Last touched: 2025-02-10. Functionality and completeness: Core ingestion/backup/restore features are documented; tests and CI are pending.

Next step

Add baseline automated tests to cover critical flows; Add CI pipeline for build/test/lint; Document deployment/runtime environment (or add Dockerfile); Document interfaces (CLI flags, API endpoints, file formats); Add structured logging and basic health checks.

Interfaces

Inputs
  • TOML config, input CSV, target MSSQL table
  • Configuration files (TOML/YAML/JSON/INI/CONF)
  • CSV files
Outputs
  • Updated table rows
  • backup CSVs
  • log file entries
  • CSV files

Reality to Action trace

Reality Ingestion

Contributes in this stage.

Canonical Storage

Contributes in this stage.

Automation Engines

Not in scope.

Human Interfaces

Contributes in this stage.

Operational Adoption

Contributes in this stage.

Core workflow

TBD. Document the 5-10 steps that define the core workflow.

Artifacts

  • CSV headers must align with table column names; primary key column required in config

Operational notes

Constraints and scars

  • ODBC driver configuration is required and large tables can make backup/restore slow.
  • Requires UnixODBC + Microsoft SQL Server ODBC driver installed and configured.
  • CSV headers must match target table columns (case/trim normalized).
  • Large tables can make backup/restore operations slow.

Reliability posture

Failure modes and safe behavior: ODBC connection errors or column mismatches abort; dry-run avoids writes.
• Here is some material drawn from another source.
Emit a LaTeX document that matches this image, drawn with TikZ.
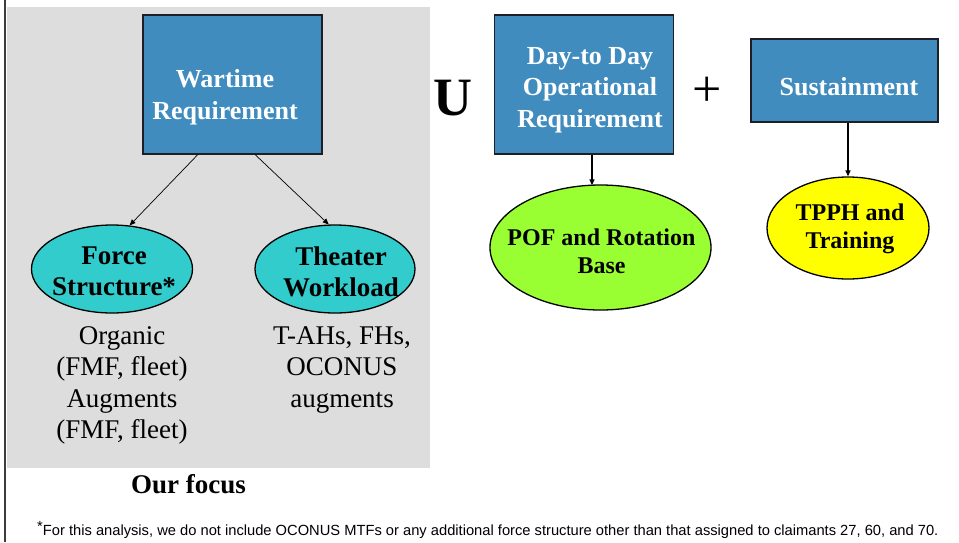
\documentclass[tikz,border=0pt]{standalone}
\usepackage{fontspec}
\setmainfont{Liberation Serif}
\newfontfamily\arialf{Liberation Sans}
\usetikzlibrary{shapes.geometric,arrows.meta,calc}
\definecolor{boxblue}{RGB}{64,140,191}
\definecolor{boxedge}{RGB}{30,30,40}
\definecolor{focusgray}{RGB}{221,221,221}
\definecolor{edgegray}{RGB}{60,60,60}
\definecolor{cyanfill}{RGB}{51,204,204}
\definecolor{greenfill}{RGB}{153,255,51}
\definecolor{yellowfill}{RGB}{255,255,0}
\tikzset{
  bluebox/.style={draw=boxedge, fill=boxblue, line width=1.4pt, inner sep=0pt},
  boxtext/.style={font=\fontsize{26}{31.5}\selectfont\bfseries, text=white, align=center, inner sep=0pt},
  ell/.style={ellipse, draw=black, line width=1.3pt, inner sep=0pt},
  elltext/.style={font=\fontsize{27}{31}\selectfont\bfseries, align=center, inner sep=0pt},
  smallell/.style={font=\fontsize{24}{28}\selectfont\bfseries, align=center, inner sep=0pt},
  plaintext/.style={font=\fontsize{27}{31.5}\selectfont, align=center, inner sep=0pt},
  opsign/.style={inner sep=0pt},
  thinarr/.style={-{Triangle[length=6pt,width=5pt]}, line width=0.7pt},
  thickarr/.style={-{Triangle[length=6pt,width=5pt]}, line width=1.4pt},
}
\begin{document}
\begin{tikzpicture}[x=1pt,y=-1pt]
\useasboundingbox (0,0) rectangle (959,542);
\fill[white] (0,0) rectangle (959,542);
\fill[focusgray] (7,7) rectangle (430,468);
\draw[edgegray, line width=2pt] (5,0) -- (5,542);

% boxes
\node[bluebox, minimum width=179pt, minimum height=139pt] (wt) at (232.5,84.5) {};
\node[boxtext] (wtt) at (225,97) {Wartime\\Requirement};
\node[bluebox, minimum width=179pt, minimum height=139pt] (dd) at (584,84.5) {};
\node[boxtext] (ddt) at (590,90) {Day-to Day\\Operational\\Requirement};
\node[bluebox, minimum width=187pt, minimum height=83pt] (sus) at (844.5,80.5) {};
\node[boxtext, anchor=base] (sust) at (849,95) {Sustainment};

% operators
\node[opsign, font=\fontsize{54}{60}\selectfont\bfseries, anchor=base] (uop) at (453,115) {U};
\node[opsign, font=\fontsize{52}{60}\selectfont] (plus) at (707,92) {+};

% ellipses
\node[ell, fill=cyanfill, minimum width=161pt, minimum height=88pt] (fs) at (112,269) {};
\node[elltext] (fst) at (114,271.5) {Force\\Structure*};
\node[ell, fill=cyanfill, minimum width=160pt, minimum height=88pt] (tw) at (335,269) {};
\node[elltext] (twt) at (341,271.5) {Theater\\Workload};
\node[ell, fill=greenfill, minimum width=221pt, minimum height=125pt] (pof) at (600.5,247.5) {};
\node[smallell] (poft) at (601.5,251) {POF and Rotation\\Base};
\node[ell, fill=yellowfill, minimum width=162pt, minimum height=102pt] (tpph) at (848,228) {};
\node[smallell] (tppht) at (850,229) {TPPH and\\Training};

% arrows
\coordinate (wl) at ($(wt.south west)!0.307!(wt.south east)$);
\coordinate (wr) at ($(wt.south west)!0.626!(wt.south east)$);
\draw[thinarr] (wl) -- (fs.68);
\draw[thinarr] (wr) -- (tw.98);
\coordinate (dx) at (592,154);
\draw[thickarr] (dd.south -| dx) -- ($(pof.north -| dx)+(0,1)$);
\draw[thickarr] (sus.south -| tpph.north) -- (tpph.north);

% texts
\node[plaintext] (org) at (122,385.5) {Organic\\(FMF, fleet)\\Augments\\(FMF, fleet)};
\node[plaintext] (thr) at (342,369.5) {T-AHs, FHs,\\OCONUS\\augments};
\node[inner sep=0pt, font=\fontsize{27}{31}\selectfont\bfseries, anchor=base] (focus) at (188.5,493) {Our focus};
\node[inner sep=0pt, anchor=base west, font=\fontsize{14.7}{16}\arialf] (fn) at (37,535) {\raisebox{3.5pt}{*}For this analysis, we do not include OCONUS MTFs or any additional force structure other than that assigned to claimants 27, 60, and 70.};
\end{tikzpicture}
\end{document}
Idempotency / retries / batching behavior: Re-running with the same CSV yields no diffs; no automatic retries.

Observability

  • Logs: Rust logging framework detected (log/tracing/env_logger).
  • Metrics/health checks: None documented; use logs and dry-run to validate
  • Logs: Writes to stdout and a configurable log file; dry-run logs include row-level diffs.

Security and privacy

Config contains DB credentials; restrict access and avoid committing configs to git.

Dependencies

Upstream
  • Microsoft SQL Server via ODBC

Ownership

Owners

Josh Barton

Users

Josh Barton (owner)

Database-Ingester

Architecture & Major Components

  • High-level diagram (text):

    • Entry/trigger -> core logic -> outputs (details per docs below)
  • Entry points: src/main.rs

  • Top-level folders: src

  • Key abstractions: config loader, ODBC client, CSV reader/writer, diff engine

Setup / Build / Run

  • Build system(s): Cargo.
  • Install Rust, UnixODBC, and the Microsoft ODBC driver; configure odbcinst.ini / odbc.ini.
  • Provide a config.toml with DB, table, and logging settings; run in dry-run mode before live updates.